Mais que nous réserve le deuxième semestre? Il y a tout d’abord le risque que la dernière montée boursière a déjà envisagé toutes les bonnes nouvelles auxquelles nous pouvions nous attendre. Considérant le niveau actuel des marchés, les prix tiennent déjà compte de la croissance des bénéfices. On s’attend également à ce que les guerres commerciales prennent fin sous peu, une multitude d’ententes devant être conclues pendant la saison estivale. En outre, les marchés s’attendent à ce que le président Trump tienne sa promesse visant à réduire les impôts et à relâcher la réglementation gouvernementale afin de créer un contexte favorable aux affaires. Il s’agirait de bons scénarios, mais peuvent-ils tous se produire?
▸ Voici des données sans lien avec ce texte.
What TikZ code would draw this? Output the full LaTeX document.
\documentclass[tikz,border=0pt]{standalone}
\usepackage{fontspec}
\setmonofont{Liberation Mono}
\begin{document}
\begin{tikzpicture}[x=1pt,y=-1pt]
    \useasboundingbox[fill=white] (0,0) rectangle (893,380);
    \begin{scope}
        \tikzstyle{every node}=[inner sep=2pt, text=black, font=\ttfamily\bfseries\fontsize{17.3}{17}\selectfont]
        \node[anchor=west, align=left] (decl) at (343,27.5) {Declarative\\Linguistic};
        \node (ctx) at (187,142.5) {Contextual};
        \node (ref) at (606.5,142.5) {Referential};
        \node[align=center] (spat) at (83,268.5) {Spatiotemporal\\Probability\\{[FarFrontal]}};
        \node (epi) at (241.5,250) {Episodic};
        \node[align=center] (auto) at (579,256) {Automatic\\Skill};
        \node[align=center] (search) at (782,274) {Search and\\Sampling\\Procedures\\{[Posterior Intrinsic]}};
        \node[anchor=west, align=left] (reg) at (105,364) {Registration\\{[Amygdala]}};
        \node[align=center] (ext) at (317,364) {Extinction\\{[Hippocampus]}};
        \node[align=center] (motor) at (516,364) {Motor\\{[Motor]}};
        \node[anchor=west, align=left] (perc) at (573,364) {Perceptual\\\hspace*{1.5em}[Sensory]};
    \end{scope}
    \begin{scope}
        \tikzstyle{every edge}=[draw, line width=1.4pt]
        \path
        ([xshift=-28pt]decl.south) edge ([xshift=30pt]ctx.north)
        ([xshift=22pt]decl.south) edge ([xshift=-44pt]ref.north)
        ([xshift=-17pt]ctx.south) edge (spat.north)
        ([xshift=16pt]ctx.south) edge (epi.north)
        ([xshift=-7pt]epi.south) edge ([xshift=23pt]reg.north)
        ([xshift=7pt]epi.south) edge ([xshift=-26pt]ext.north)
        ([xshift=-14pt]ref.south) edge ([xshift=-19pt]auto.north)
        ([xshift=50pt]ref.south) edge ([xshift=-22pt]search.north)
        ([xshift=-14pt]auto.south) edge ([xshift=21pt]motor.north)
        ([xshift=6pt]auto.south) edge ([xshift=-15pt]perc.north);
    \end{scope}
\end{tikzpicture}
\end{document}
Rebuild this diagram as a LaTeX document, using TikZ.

C’est probablement le marché obligataire qui offrira le meilleur signal. Cette année aurait dû être caractérisée par des réductions de taux; or, nous attendons encore la première diminution du FOMC. Les taux de rendement obligataires sont demeurés plus élevés que prévu, l’inflation n’ayant pas ralenti autant qu’anticipé. Les enchères obligataires et le refinancement des dettes occuperont une place centrale cet été, tout comme le risque croissant que le président Trump tente de forcer une réduction de taux ou de saper le pouvoir de M. Powell, le président de la Réserve fédérale.
Au Canada, on a l’impression de vivre une remise à neuf complète. Est parti le gouvernement qui semblait déterminé à étouffer la croissance; il a fait place à un nouveau gouvernement bien décidé à changer complètement de cap. Cette réalité a attiré l’attention du reste du monde : le dollar canadien a bien commencé la course et l’optimisme quant à la croissance future s’est mis de la partie. La construction des infrastructures semble être un thème qui pourrait perdurer pendant un certain temps. L’indice S&P/TSX a connu un bon début d’année, prenant les devants sur les marchés nord-américains pour la première fois depuis quelque temps.
Toutefois, le moment n’est pas à la complaisance. Les marchés estivaux sont risqués : d’étranges choses se produisent lorsque les volumes sont à la baisse. Soulignons par ailleurs que, même si les marchés ont touché des sommets historiques, l’actif défensif par excellence, soit l’or, demeure un des actifs les plus performants cette année. Il est vrai qu’une hausse de 25 % par rapport aux creux causés par le « Jour de la Libération » permet à tout le monde de se sentir un peu mieux à l’approche des vacances d’été. Mais comme pour tous les voyages en auto, il est important de veiller à ce que la voiture ne manque pas de carburant (pour remporter des gains à l’avenir) et je ne serais pas surpris si le voyant d’avertissement commençait à signaler qu’une pause est imminente.